Unlike the Partnership's report, however, the Wellness Survey does not measure ecstasy use, instead lumping all other drugs into one category.

"Our actual percentage for other illegal drugs has always been very low," said Carolyn Collins, director of health promotion and preventive services, a division of Campus Health.

"There are a small percentage of students that use ecstasy, but we don't see it as the big problem it's being portrayed as in the media," she said.

Use of other drugs among students at the UA rose to 6.9 percent in 2000, up from 5.9 percent in 1999. Collins said she did not know if the jump was caused in part by rising rates of ecstasy use.

A group of 65,000 students polled nationwide by the Core Institute at the University of Southern Illinois in 1999 showed the use of designer drugs, a category which is generally regarded as including ecstasy, to be 2.5 percent.

It is unknown if the numbers for designer drugs at the UA are similar to the Core Institute study because the Wellness Survey does not differentiate between drugs except for marijuana. But some students say that ecstasy use may be more widespread than is generally believed by Campus Health.

"Ecstasy is quickly becoming the gateway drug," said Leigh Taylor, a psychology senior. "I see all these people that never did drugs in high school doing ecstasy now."

However, others do not think drugs are a problem on campus.

"I only know a couple of people who do ecstasy, but they do it a lot," said Kris Brown, an electrical engineering sophomore. "People either don't do it at all or they do it all the time."

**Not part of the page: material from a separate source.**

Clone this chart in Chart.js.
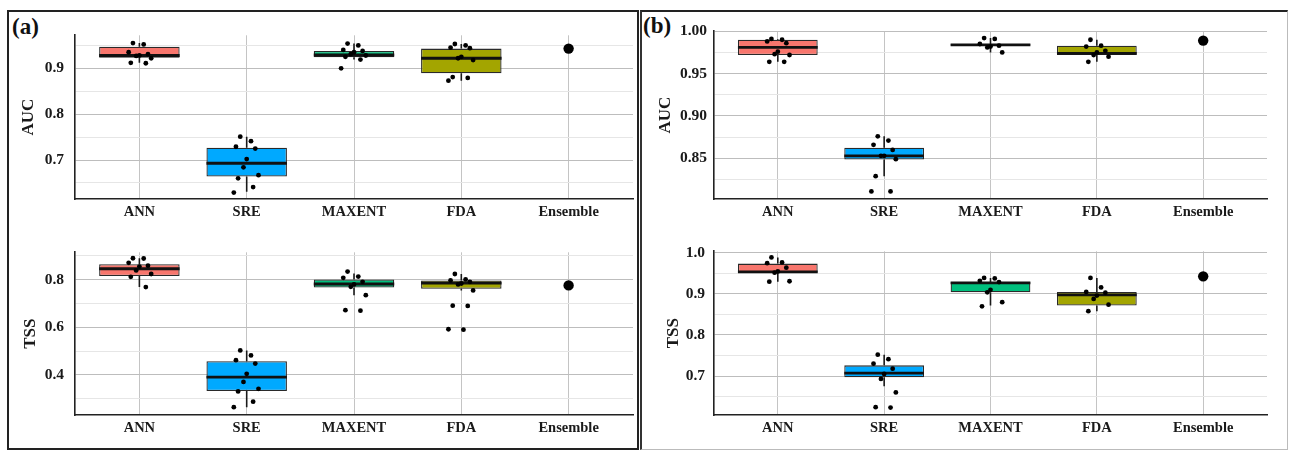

Although the view that ecstasy use is very widespread at the UA is not held by Health Promotion and Preventive Services, Collins acknowledged that ecstasy could become more of a problem here.

"If this trend in high school students continues, they will be more likely to use these drugs in college," Collins said.

The university is not as concerned with slight jumps in drug use as it is with student alcohol abuse, which is about 10 percent lower than the national average, Collins said.